[start of RAW RECORDS]

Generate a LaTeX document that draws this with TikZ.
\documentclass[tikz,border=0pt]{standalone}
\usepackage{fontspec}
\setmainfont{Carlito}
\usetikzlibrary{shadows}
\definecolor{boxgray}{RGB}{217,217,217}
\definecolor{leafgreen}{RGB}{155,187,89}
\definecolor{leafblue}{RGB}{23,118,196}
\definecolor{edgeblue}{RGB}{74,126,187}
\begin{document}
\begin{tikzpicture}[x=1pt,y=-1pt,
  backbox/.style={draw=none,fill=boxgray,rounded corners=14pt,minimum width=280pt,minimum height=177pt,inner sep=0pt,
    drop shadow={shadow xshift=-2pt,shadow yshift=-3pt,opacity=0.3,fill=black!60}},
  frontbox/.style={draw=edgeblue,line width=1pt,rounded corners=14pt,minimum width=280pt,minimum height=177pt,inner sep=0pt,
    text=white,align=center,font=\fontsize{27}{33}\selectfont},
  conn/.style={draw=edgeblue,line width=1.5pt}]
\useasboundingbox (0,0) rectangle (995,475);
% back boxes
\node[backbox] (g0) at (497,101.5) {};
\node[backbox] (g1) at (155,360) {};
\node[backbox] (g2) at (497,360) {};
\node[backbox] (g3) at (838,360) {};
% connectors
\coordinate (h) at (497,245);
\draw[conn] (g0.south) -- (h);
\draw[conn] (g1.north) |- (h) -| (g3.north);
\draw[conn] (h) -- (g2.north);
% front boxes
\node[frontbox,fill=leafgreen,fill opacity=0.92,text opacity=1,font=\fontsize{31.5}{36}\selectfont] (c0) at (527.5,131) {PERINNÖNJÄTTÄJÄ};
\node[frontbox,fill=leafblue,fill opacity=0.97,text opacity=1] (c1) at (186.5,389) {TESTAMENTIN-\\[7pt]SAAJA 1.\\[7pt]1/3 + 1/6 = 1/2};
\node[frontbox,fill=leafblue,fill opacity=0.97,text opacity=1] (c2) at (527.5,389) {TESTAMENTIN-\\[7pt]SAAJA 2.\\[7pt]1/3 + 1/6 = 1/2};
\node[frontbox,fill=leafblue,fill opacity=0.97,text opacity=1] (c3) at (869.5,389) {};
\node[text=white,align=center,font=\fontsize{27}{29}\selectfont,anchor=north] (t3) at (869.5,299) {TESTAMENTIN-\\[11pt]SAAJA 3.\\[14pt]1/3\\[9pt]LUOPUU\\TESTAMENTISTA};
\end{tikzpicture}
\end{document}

[end of RAW RECORDS]
[start of RAW RECORDS]

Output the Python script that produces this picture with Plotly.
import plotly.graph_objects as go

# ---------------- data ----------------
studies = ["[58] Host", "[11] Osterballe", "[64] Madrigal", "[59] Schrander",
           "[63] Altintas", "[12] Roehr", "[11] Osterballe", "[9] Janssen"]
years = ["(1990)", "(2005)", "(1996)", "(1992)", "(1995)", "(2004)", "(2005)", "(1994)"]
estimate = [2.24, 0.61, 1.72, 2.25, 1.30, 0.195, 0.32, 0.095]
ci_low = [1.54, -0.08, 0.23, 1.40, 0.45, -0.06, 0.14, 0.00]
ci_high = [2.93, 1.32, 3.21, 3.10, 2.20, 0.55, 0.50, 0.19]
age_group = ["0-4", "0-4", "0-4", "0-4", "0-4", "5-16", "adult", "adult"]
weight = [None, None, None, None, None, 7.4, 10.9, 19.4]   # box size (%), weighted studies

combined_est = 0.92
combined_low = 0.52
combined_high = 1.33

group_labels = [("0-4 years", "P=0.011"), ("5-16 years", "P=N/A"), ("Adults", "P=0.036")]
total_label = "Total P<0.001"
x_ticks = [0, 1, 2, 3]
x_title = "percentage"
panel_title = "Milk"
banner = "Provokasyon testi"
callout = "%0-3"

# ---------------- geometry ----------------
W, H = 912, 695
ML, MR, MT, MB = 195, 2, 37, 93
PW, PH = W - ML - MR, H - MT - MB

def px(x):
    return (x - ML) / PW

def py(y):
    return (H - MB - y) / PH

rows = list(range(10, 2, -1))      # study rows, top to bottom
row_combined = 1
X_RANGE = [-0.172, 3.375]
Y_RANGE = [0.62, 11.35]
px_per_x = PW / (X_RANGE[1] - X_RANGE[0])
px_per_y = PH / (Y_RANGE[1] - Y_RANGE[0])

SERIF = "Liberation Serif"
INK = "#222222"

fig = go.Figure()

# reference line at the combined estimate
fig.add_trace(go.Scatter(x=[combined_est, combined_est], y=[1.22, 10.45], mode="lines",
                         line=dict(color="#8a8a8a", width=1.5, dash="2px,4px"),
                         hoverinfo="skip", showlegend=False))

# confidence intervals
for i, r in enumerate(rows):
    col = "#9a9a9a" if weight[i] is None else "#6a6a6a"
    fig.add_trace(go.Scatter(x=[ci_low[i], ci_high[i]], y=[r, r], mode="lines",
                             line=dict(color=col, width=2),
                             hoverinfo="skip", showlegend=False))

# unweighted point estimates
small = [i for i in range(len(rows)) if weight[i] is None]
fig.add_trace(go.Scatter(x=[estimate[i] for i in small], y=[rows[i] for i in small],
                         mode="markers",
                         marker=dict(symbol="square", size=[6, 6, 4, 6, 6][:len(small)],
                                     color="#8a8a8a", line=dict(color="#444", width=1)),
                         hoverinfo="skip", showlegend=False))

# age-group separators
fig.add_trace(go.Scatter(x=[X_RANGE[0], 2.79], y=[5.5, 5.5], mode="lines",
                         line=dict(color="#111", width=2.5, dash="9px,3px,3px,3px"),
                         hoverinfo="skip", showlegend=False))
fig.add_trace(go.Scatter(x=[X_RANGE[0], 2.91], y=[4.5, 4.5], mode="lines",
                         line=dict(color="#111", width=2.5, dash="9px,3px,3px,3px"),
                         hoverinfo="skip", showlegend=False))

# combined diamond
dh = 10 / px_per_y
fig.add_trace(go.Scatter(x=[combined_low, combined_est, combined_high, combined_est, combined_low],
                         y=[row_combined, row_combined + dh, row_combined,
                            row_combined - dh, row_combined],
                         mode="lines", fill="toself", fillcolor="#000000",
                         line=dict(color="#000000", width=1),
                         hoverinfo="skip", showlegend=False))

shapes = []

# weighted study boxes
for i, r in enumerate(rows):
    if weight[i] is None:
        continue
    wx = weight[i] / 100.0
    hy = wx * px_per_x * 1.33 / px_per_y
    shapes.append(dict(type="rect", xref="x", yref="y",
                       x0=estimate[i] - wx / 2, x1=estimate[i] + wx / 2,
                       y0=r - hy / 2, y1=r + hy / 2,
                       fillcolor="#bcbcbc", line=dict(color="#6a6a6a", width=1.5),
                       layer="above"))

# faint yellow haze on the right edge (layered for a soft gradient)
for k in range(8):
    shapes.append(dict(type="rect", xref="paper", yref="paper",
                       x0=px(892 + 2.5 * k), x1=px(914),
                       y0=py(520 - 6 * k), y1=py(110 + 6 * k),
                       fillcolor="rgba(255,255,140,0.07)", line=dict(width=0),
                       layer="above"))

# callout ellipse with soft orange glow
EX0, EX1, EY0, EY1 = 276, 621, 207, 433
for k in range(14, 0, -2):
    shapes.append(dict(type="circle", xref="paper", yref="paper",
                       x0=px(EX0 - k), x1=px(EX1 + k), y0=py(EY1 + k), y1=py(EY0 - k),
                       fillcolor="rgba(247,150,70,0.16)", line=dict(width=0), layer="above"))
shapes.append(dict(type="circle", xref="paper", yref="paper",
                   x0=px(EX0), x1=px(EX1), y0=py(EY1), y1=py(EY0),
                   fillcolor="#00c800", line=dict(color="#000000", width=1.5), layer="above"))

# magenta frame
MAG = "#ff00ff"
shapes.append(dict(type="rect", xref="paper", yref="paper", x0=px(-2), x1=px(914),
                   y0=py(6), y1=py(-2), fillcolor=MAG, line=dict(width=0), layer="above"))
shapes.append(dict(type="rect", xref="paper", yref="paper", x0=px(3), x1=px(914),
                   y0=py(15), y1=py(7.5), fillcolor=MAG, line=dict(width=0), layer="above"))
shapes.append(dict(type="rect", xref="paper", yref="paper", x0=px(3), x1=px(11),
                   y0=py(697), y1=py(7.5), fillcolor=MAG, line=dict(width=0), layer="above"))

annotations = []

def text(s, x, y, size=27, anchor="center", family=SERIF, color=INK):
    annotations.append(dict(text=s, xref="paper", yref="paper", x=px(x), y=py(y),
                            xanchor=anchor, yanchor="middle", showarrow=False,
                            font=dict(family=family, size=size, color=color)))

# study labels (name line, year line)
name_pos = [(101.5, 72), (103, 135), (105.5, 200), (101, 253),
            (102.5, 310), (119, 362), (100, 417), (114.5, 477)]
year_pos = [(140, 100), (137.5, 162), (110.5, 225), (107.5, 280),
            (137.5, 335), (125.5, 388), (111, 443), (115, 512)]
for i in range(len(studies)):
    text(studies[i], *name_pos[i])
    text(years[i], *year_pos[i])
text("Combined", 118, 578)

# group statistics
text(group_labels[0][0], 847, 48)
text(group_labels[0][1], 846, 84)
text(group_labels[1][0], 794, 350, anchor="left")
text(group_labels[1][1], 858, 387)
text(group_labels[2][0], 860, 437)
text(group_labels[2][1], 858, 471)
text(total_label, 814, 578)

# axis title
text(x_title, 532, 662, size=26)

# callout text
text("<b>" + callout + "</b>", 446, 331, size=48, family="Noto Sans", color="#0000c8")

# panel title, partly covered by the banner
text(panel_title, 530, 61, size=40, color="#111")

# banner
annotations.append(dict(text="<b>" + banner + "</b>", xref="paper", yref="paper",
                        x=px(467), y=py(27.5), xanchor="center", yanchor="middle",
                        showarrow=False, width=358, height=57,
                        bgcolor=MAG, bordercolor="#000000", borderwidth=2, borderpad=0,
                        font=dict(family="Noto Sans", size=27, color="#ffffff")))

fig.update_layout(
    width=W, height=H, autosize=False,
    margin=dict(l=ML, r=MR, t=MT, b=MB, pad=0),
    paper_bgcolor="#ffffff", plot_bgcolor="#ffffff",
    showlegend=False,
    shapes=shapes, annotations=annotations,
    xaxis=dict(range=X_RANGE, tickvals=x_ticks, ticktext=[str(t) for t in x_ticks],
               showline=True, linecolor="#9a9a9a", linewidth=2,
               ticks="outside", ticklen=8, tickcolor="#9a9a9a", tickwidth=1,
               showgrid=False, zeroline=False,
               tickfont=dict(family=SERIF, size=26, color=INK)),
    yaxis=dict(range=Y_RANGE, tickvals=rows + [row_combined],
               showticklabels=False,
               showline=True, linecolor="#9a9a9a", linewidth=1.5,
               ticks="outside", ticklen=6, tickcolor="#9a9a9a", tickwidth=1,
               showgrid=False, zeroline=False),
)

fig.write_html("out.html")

[end of RAW RECORDS]

*YOUR GOAL*. Extract from the listing above the lines between the line containing "Output the Python" and the line containing "import plotly.graph_objects as go", keeping both of those lines. Output nothing else.

*CORRECT RESULT*.
Output the Python script that produces this picture with Plotly.
import plotly.graph_objects as go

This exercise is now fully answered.